A variety of semiconductor chip packages are known that provide support for an integrated circuit chip (IC) or semiconductor die and associated bond wires, provide protection from the environment, and enable surface mounting of the die to and interconnection to a printed circuit board (PCB). One conventional package configuration includes a leadframe having a die pad and surrounding leads.

Some packaged semiconductor devices comprise stacked die devices. Stacked die semiconductor devices are common for some power devices. One known arrangement stacks a control IC on a power field effect transistor (FET) to enhance the power density. The control IC may be mounted on the source pad of a lateral FET using a thermally conductive die attach material, and wire bonds (e.g., comprising an Au or a Cu wire) can be used to make an interconnection between the FET and control IC die.

SUMMARY

This Summary is provided to introduce a brief selection of disclosed concepts in a simplified form that are further described below in the Detailed Description including the drawings provided. This Summary is not intended to limit the claimed subject matter's scope.

Disclosed aspects include a stacked die semiconductor packaged device (stacked die semiconductor package) that includes electrical routing on a bottom semiconductor die provided by at least one redistribution layer (RDL), with flip-chip mounting of the top semiconductor die on the wirebond pads of an RDL(s) on the bottom semiconductor die, where the die-to-die interconnections are made by flip-chip bumps to wirebond pads.
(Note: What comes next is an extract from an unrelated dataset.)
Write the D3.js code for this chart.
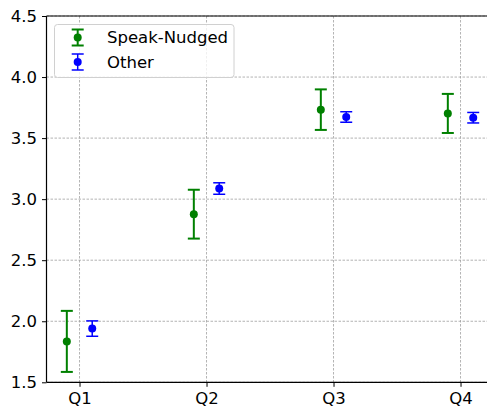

By removing the bond wires between the respective stacked die, the parasitic inductance is reduced, so that disclosed stacked die semiconductor packages applied to power devices enable power stage products to provide a power density increase. Also, the packaging cost is reduced by reducing the bond wire count, and the package area is also reduced.

Disclosed aspects include a stacked die semiconductor package that includes a leadframe including a die pad and lead terminals on at least two sides of the die pad, a top die having circuitry coupled to bond pads, and bottom die having a back side that is attached by a die attach material to the die pad and a top side having at least one RDL over and coupled to a top metal level including connections to input/output (IO) nodes on the top metal level. The RDL provides a metal pattern including wirebond pads that match locations of the bond pads of the top die. The bond pads on the top die are flip-chip attached to the wirebond pads of the bottom die, and the bond wires are positioned between the wirebond pads and the lead terminals.

BRIEF DESCRIPTION OF THE DRAWINGS

Reference will now be made to the accompanying drawings, which are not necessarily drawn to scale, wherein:

FIG. 1 is a top view depiction with the mold compound shown to reveal the top of an example stacked die semiconductor package shown as a power package with a controller IC die (e.g. gate driver IC) flip-chip mounted onto wirebond pads of an RDL(s) of a lateral FET die, according to an example aspect.

FIG. 2A is a cross sectional view of the power package shown in FIG. 1 taken along a first cut-line shown as A-A′ in FIG. 1.

FIG. 2B is a cross sectional view of the power package shown in FIG. 1 taken along a second cut-line that is perpendicular to the first cut-line shown in FIG. 1 as B-B′.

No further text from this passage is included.